Stored data:
☆ ☆ ☆ ☆

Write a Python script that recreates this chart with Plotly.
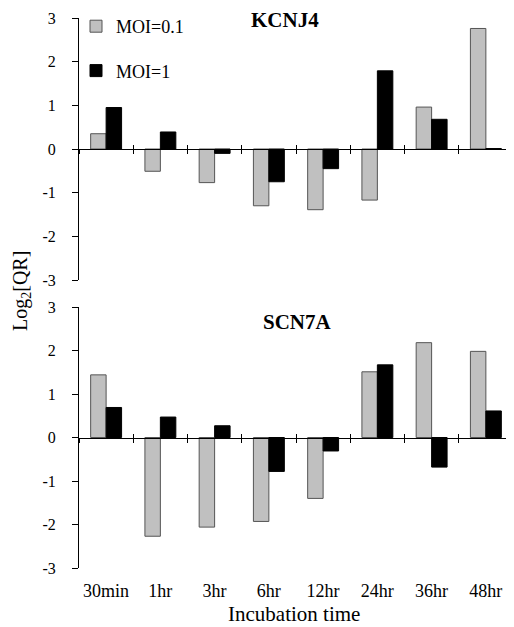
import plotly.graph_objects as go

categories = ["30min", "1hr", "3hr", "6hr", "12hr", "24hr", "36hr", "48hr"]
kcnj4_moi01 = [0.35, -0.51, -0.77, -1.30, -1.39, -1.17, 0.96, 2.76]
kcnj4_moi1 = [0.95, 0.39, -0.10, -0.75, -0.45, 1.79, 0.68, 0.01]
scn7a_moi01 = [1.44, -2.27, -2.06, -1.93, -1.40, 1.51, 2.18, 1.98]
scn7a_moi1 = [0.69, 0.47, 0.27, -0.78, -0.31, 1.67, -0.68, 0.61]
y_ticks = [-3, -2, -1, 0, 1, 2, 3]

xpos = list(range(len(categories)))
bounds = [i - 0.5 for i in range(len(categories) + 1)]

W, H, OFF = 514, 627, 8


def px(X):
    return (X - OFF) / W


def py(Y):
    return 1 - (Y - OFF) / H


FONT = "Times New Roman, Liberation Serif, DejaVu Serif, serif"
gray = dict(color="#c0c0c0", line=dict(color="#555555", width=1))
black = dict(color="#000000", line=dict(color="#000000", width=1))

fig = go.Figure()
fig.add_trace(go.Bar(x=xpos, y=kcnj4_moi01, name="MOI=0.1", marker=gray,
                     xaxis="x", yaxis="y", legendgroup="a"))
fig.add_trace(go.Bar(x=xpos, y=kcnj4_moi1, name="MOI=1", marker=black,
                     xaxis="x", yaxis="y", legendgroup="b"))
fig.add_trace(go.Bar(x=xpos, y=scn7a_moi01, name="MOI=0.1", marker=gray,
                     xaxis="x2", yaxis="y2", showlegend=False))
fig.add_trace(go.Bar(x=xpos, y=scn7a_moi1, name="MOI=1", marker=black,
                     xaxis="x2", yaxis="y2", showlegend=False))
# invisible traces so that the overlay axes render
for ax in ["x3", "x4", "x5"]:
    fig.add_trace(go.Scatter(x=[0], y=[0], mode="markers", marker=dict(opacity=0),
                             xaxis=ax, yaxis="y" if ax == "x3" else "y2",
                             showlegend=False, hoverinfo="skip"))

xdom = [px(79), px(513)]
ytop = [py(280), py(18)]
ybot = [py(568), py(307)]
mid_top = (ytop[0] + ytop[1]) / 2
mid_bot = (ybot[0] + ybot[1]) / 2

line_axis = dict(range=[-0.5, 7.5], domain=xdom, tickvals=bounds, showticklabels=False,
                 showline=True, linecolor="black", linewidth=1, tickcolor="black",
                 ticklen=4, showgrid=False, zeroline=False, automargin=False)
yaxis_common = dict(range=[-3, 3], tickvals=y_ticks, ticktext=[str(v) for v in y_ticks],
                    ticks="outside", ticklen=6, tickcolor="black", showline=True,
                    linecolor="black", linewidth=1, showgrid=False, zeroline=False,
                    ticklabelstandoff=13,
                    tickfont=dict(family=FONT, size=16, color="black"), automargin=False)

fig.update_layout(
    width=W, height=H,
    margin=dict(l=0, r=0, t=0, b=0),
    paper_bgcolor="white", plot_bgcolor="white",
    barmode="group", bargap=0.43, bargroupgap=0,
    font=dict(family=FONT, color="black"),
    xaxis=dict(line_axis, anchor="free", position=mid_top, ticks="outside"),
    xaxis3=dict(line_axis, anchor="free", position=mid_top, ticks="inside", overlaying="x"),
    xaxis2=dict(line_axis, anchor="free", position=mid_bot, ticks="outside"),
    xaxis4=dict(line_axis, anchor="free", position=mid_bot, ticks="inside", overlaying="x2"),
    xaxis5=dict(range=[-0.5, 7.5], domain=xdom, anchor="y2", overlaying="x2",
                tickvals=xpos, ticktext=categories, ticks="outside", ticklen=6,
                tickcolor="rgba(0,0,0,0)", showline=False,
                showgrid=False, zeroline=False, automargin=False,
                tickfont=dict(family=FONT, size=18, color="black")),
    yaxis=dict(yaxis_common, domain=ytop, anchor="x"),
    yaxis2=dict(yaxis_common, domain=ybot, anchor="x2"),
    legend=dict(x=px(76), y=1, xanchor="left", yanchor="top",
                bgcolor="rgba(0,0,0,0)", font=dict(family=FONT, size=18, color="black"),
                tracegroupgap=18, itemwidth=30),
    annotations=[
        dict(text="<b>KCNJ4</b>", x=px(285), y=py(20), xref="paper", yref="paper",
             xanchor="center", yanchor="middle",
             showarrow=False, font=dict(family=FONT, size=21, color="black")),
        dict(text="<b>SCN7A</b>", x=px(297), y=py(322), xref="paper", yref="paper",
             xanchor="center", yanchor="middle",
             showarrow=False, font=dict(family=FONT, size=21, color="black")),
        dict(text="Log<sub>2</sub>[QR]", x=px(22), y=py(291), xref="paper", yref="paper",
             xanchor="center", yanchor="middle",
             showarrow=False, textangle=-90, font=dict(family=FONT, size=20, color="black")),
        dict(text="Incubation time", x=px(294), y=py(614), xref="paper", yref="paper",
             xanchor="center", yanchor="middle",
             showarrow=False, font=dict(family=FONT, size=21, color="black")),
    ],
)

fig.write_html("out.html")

☆ ☆ ☆ ☆

Task to complete: The listing above must be printed again exactly, minus its pictures.

Solved problem:
Write a Python script that recreates this chart with Plotly.
import plotly.graph_objects as go

categories = ["30min", "1hr", "3hr", "6hr", "12hr", "24hr", "36hr", "48hr"]
kcnj4_moi01 = [0.35, -0.51, -0.77, -1.30, -1.39, -1.17, 0.96, 2.76]
kcnj4_moi1 = [0.95, 0.39, -0.10, -0.75, -0.45, 1.79, 0.68, 0.01]
scn7a_moi01 = [1.44, -2.27, -2.06, -1.93, -1.40, 1.51, 2.18, 1.98]
scn7a_moi1 = [0.69, 0.47, 0.27, -0.78, -0.31, 1.67, -0.68, 0.61]
y_ticks = [-3, -2, -1, 0, 1, 2, 3]

xpos = list(range(len(categories)))
bounds = [i - 0.5 for i in range(len(categories) + 1)]

W, H, OFF = 514, 627, 8


def px(X):
    return (X - OFF) / W


def py(Y):
    return 1 - (Y - OFF) / H


FONT = "Times New Roman, Liberation Serif, DejaVu Serif, serif"
gray = dict(color="#c0c0c0", line=dict(color="#555555", width=1))
black = dict(color="#000000", line=dict(color="#000000", width=1))

fig = go.Figure()
fig.add_trace(go.Bar(x=xpos, y=kcnj4_moi01, name="MOI=0.1", marker=gray,
                     xaxis="x", yaxis="y", legendgroup="a"))
fig.add_trace(go.Bar(x=xpos, y=kcnj4_moi1, name="MOI=1", marker=black,
                     xaxis="x", yaxis="y", legendgroup="b"))
fig.add_trace(go.Bar(x=xpos, y=scn7a_moi01, name="MOI=0.1", marker=gray,
                     xaxis="x2", yaxis="y2", showlegend=False))
fig.add_trace(go.Bar(x=xpos, y=scn7a_moi1, name="MOI=1", marker=black,
                     xaxis="x2", yaxis="y2", showlegend=False))
# invisible traces so that the overlay axes render
for ax in ["x3", "x4", "x5"]:
    fig.add_trace(go.Scatter(x=[0], y=[0], mode="markers", marker=dict(opacity=0),
                             xaxis=ax, yaxis="y" if ax == "x3" else "y2",
                             showlegend=False, hoverinfo="skip"))

xdom = [px(79), px(513)]
ytop = [py(280), py(18)]
ybot = [py(568), py(307)]
mid_top = (ytop[0] + ytop[1]) / 2
mid_bot = (ybot[0] + ybot[1]) / 2

line_axis = dict(range=[-0.5, 7.5], domain=xdom, tickvals=bounds, showticklabels=False,
                 showline=True, linecolor="black", linewidth=1, tickcolor="black",
                 ticklen=4, showgrid=False, zeroline=False, automargin=False)
yaxis_common = dict(range=[-3, 3], tickvals=y_ticks, ticktext=[str(v) for v in y_ticks],
                    ticks="outside", ticklen=6, tickcolor="black", showline=True,
                    linecolor="black", linewidth=1, showgrid=False, zeroline=False,
                    ticklabelstandoff=13,
                    tickfont=dict(family=FONT, size=16, color="black"), automargin=False)

fig.update_layout(
    width=W, height=H,
    margin=dict(l=0, r=0, t=0, b=0),
    paper_bgcolor="white", plot_bgcolor="white",
    barmode="group", bargap=0.43, bargroupgap=0,
    font=dict(family=FONT, color="black"),
    xaxis=dict(line_axis, anchor="free", position=mid_top, ticks="outside"),
    xaxis3=dict(line_axis, anchor="free", position=mid_top, ticks="inside", overlaying="x"),
    xaxis2=dict(line_axis, anchor="free", position=mid_bot, ticks="outside"),
    xaxis4=dict(line_axis, anchor="free", position=mid_bot, ticks="inside", overlaying="x2"),
    xaxis5=dict(range=[-0.5, 7.5], domain=xdom, anchor="y2", overlaying="x2",
                tickvals=xpos, ticktext=categories, ticks="outside", ticklen=6,
                tickcolor="rgba(0,0,0,0)", showline=False,
                showgrid=False, zeroline=False, automargin=False,
                tickfont=dict(family=FONT, size=18, color="black")),
    yaxis=dict(yaxis_common, domain=ytop, anchor="x"),
    yaxis2=dict(yaxis_common, domain=ybot, anchor="x2"),
    legend=dict(x=px(76), y=1, xanchor="left", yanchor="top",
                bgcolor="rgba(0,0,0,0)", font=dict(family=FONT, size=18, color="black"),
                tracegroupgap=18, itemwidth=30),
    annotations=[
        dict(text="<b>KCNJ4</b>", x=px(285), y=py(20), xref="paper", yref="paper",
             xanchor="center", yanchor="middle",
             showarrow=False, font=dict(family=FONT, size=21, color="black")),
        dict(text="<b>SCN7A</b>", x=px(297), y=py(322), xref="paper", yref="paper",
             xanchor="center", yanchor="middle",
             showarrow=False, font=dict(family=FONT, size=21, color="black")),
        dict(text="Log<sub>2</sub>[QR]", x=px(22), y=py(291), xref="paper", yref="paper",
             xanchor="center", yanchor="middle",
             showarrow=False, textangle=-90, font=dict(family=FONT, size=20, color="black")),
        dict(text="Incubation time", x=px(294), y=py(614), xref="paper", yref="paper",
             xanchor="center", yanchor="middle",
             showarrow=False, font=dict(family=FONT, size=21, color="black")),
    ],
)

fig.write_html("out.html")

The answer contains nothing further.